Previously, there was no easy way we could install any new piece of hardware, and all of our solutions seemed to be only internet and hard wired to the motherboard, and this is because there was no viable consumer method to connect hardware easily to the computer from an external source.
One of the issues of course was power; and the only power source was the PSU unit inside the PC casing, and power units (till this day) are not designed with external output sources where you can plug in your devices. All power would be routed to the motherboard in the form of expandable slots like the AGP (which only came later), the PCI (which was the most common place to install new hardware) and of course the RAM slots, where you could place in more memory.

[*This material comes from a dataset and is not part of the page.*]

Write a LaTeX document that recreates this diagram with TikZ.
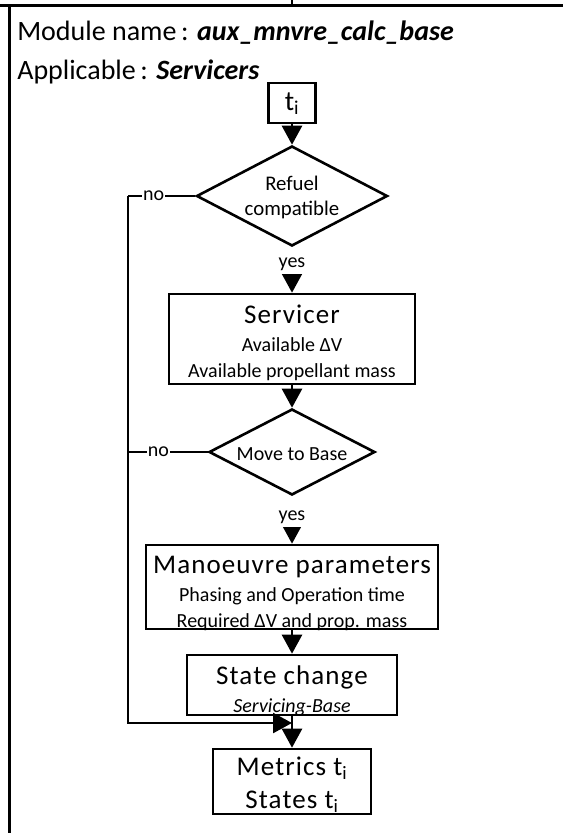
\documentclass[tikz,border=0pt]{standalone}
\usepackage{fontspec}
\setmainfont{Carlito}
\newfontfamily\spacedfont[LetterSpace=4]{Carlito}
\usetikzlibrary{shapes.geometric,arrows.meta}

\newcommand\largetxt{\spacedfont\fontsize{27}{30}\selectfont}
\newcommand\headtxt{\fontsize{28}{31}\selectfont}
\newcommand\smalltxt{\fontsize{20}{22}\selectfont}
\newcommand\decisiontxt{\fontsize{20.8}{23}\selectfont}

\begin{document}
\begin{tikzpicture}[x=1pt,y=-1pt,
  line width=2.6pt,
  box/.style={draw, rectangle, line width=2.6pt, inner sep=0pt},
  decision/.style={draw, diamond, line width=2.6pt, inner sep=0pt},
  flow/.style={-{Triangle[length=19pt,width=20pt]}, line width=2.6pt},
  notag/.style={fill=white, inner sep=1pt, font=\smalltxt},
  yestag/.style={fill=white, inner sep=1pt, font=\smalltxt, anchor=base},
  txt/.style={anchor=base, inner sep=0pt},
]
\useasboundingbox (0,0) rectangle (563,833);

% page frame
\draw[line width=3pt] (0,5) -- (563,5);
\draw[line width=3pt] (9,5) -- (9,833);
\draw[line width=2.6pt] (292,0) -- (292,5);

% heading
\node[txt, anchor=base west] (hname) at (16,40)
  {\headtxt Module name\,: \textbf{\textit{aux\_mnvre\_calc\_base}}};
\node[txt, anchor=base west] (happ) at (16,79)
  {\headtxt Applicable\,: \textbf{\textit{Servicers}}};

% boxes and decisions
\node[box, minimum width=47pt, minimum height=40pt] (ti) at (292,103) {};
\node[decision, minimum width=191pt, minimum height=100pt] (d1) at (292,196) {};
\node[box, minimum width=246pt, minimum height=90pt] (serv) at (292,339) {};
\node[decision, minimum width=166pt, minimum height=86pt] (d2) at (292,452) {};
\node[box, minimum width=292pt, minimum height=84pt] (mnv) at (292,587) {};
\node[box, minimum width=210pt, minimum height=60pt] (state) at (292,685) {};
\node[box, minimum width=158pt, minimum height=65pt] (out) at (292,781.5) {};

% texts
\node[txt] (tiT) at (292,110) {\headtxt t\textsubscript{i}};
\node[txt] (d1a) at (292,190) {\decisiontxt Refuel};
\node[txt] (d1b) at (292,215) {\decisiontxt compatible};
\node[txt] (servT) at (292,323) {\largetxt Servicer};
\node[txt] (servA) at (292,351) {\smalltxt Available ΔV};
\node[txt] (servB) at (292,377) {\smalltxt Available propellant mass};
\node[txt] (d2a) at (292,460) {\smalltxt Move to Base};
\node[txt] (mnvT) at (292,573) {\largetxt Manoeuvre parameters};
\node[txt] (mnvA) at (292,601) {\smalltxt Phasing and Operation time};
\node[txt] (mnvB) at (292,627) {\smalltxt Required ΔV and prop. mass};
\node[txt] (stateT) at (292,684) {\largetxt State change};
\node[txt] (stateA) at (292,712) {\smalltxt\itshape Servicing-Base};
\node[txt] (outA) at (292,775) {\largetxt Metrics t\textsubscript{i}};
\node[txt] (outB) at (292,808) {\largetxt States t\textsubscript{i}};

% connectors
\coordinate (n1) at (128,196);
\coordinate (n2) at (128,452);
\coordinate (join) at (292,723);

\draw[flow] (ti.south) -- (d1.north);
\draw[flow] (d1.south) -- node[yestag, pos=0.44, text height=19pt, text depth=6pt] (y1) {yes} (serv.north);
\draw[flow] (serv.south) -- (d2.north);
\draw[flow] (d2.south) -- node[yestag, pos=0.52, text height=24pt, text depth=5pt] (y2) {yes} (mnv.north);
\draw[flow] (mnv.south) -- (state.north);
\draw[flow] (state.south) -- (out.north);

\draw (d1.west) -- node[notag, pos=0.62] (no1) {no} (n1);
\draw (d2.west) -- node[notag, pos=0.62] (no2) {no} (n2);
\draw[flow] (n1) |- (join);
\end{tikzpicture}
\end{document}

Of late, the options for expansion have of course been changed drastically, no longer with simple IDE solutions inside the motherboard. Now, you have high speeds like SATA, which tripled the potential speed of SATA based hard drives, obliterating the use of IDE cables and clunky power unit dongles. The AGP was done away with and the PCI was upgraded to the PCI express, which seemed to be the all in one solution for installing new hardware like modems, sound cards, graphics cards, independent multimedia solutions for the computer.

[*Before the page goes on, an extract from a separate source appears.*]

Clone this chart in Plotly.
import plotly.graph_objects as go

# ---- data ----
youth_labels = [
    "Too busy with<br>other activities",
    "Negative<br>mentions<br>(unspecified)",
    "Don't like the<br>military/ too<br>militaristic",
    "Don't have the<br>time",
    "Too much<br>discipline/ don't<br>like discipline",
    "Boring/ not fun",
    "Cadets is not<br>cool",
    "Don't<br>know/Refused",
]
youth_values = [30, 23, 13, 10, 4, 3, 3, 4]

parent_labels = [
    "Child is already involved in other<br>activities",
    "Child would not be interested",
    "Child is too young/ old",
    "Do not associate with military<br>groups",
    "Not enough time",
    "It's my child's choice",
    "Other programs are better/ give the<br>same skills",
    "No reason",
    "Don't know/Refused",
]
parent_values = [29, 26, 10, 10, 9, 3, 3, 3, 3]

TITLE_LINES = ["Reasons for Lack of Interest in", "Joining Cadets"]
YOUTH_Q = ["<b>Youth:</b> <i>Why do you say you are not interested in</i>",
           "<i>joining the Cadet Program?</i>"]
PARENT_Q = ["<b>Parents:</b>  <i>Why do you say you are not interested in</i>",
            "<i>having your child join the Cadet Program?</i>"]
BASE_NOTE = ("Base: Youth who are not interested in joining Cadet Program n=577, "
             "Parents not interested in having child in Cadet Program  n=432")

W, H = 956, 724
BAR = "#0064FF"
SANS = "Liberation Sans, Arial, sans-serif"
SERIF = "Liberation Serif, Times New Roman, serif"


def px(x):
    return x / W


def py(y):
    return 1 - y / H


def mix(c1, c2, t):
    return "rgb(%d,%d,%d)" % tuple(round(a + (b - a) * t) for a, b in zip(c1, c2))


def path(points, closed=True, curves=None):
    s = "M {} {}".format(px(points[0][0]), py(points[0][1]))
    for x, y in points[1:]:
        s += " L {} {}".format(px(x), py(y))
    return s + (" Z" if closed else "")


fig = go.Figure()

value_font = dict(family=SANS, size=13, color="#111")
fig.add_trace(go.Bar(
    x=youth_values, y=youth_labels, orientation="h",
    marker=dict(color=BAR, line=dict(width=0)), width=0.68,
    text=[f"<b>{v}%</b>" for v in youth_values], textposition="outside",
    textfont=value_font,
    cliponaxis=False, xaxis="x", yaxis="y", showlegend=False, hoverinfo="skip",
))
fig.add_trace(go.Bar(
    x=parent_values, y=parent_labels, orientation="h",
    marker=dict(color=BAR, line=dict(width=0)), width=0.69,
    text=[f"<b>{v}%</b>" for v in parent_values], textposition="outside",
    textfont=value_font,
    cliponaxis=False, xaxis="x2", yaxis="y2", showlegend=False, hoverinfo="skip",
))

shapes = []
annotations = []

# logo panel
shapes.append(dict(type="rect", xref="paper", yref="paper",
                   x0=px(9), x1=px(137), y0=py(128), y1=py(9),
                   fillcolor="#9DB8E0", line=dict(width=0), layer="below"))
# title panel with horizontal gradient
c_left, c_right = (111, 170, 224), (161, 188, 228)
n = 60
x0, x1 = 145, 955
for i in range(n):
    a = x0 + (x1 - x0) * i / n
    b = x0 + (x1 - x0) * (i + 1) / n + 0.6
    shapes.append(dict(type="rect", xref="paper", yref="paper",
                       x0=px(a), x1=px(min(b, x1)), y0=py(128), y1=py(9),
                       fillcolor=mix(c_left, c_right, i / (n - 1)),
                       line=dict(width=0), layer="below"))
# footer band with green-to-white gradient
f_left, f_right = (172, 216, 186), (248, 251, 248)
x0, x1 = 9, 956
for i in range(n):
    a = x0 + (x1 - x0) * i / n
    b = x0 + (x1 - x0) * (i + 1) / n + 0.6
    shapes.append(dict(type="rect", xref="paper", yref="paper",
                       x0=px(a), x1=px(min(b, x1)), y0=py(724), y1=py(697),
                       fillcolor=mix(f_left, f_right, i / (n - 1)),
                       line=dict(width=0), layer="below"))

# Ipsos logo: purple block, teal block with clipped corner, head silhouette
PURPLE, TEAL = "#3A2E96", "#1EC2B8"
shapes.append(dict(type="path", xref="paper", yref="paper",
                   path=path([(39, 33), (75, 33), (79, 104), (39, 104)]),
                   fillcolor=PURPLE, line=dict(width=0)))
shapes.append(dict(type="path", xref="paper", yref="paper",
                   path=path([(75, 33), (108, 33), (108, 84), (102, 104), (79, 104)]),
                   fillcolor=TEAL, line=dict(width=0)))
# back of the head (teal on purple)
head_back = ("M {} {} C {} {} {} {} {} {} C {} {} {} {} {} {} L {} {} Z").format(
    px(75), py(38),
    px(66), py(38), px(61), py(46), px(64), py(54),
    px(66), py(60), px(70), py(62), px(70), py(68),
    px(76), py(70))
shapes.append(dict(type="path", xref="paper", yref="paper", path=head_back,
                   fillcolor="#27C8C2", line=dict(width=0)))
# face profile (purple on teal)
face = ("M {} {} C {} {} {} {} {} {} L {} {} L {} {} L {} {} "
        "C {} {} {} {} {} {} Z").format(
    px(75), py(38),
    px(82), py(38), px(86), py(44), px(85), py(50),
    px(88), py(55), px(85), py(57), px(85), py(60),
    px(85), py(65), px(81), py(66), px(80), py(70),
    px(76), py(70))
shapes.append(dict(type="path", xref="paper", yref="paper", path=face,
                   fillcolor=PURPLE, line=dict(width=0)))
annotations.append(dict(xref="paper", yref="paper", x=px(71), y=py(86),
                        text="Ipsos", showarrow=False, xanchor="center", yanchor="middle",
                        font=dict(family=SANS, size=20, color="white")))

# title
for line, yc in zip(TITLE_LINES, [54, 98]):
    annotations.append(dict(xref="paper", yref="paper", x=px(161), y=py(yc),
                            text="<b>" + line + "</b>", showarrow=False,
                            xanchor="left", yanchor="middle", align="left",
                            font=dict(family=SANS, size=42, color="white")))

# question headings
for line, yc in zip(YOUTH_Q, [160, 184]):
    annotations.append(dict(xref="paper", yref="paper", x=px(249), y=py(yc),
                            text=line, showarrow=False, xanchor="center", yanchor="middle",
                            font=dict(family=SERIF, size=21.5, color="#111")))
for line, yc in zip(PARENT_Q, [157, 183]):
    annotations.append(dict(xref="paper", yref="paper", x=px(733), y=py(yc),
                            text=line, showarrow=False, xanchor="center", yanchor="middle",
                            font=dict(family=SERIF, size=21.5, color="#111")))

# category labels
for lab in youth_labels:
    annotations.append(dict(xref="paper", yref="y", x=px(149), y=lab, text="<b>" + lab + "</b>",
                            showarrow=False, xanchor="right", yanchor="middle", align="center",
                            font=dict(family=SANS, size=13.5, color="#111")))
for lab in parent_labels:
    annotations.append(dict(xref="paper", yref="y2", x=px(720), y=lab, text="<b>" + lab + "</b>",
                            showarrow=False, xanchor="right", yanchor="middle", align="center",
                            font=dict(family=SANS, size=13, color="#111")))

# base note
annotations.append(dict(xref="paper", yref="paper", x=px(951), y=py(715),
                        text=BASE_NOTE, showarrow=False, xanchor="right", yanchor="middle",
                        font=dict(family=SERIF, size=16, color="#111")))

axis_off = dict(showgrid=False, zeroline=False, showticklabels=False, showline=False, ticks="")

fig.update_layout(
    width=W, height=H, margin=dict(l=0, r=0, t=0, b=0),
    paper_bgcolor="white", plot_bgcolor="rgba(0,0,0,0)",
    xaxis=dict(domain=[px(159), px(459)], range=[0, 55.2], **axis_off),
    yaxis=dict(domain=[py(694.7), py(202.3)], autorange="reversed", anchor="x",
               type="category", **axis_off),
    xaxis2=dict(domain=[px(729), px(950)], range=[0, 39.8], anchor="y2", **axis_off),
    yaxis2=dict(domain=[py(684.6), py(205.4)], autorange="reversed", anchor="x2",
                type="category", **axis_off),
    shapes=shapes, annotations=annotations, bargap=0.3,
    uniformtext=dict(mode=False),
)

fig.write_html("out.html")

One of the most beneficial technological moves the computing world did was the introduction of the USB port, which allowed the user to install any piece of hardware that was USB enabled; which of course now covers anything from external hard disks, printers, scanners, sound devices, DVD roms etc - the list is endless.
You can even convert your PC into a design studio with USB attachments. With USB 2.0, it is an upgrade with better power management and of course, higher transfer speeds for data, which opened up the market to new mobile phones, PDAs etc. When using the USB 2.0, you might be encountering driver problems, especially when you are installing one fresh from the counter and not incorporated into the motherboard.
Usually, there are very easy ways you can do this and it either is actually a simple task of downloading fresh drivers from the internet or, if you have Windows, allow it to override the manual driver installation and install it based on its own database. Many of your USB 2.0 driver problems will be done away with easily. So there you have it; a brief explanation on the USB, its functions and how to do away with those pesky driver installation problems that people always encounter.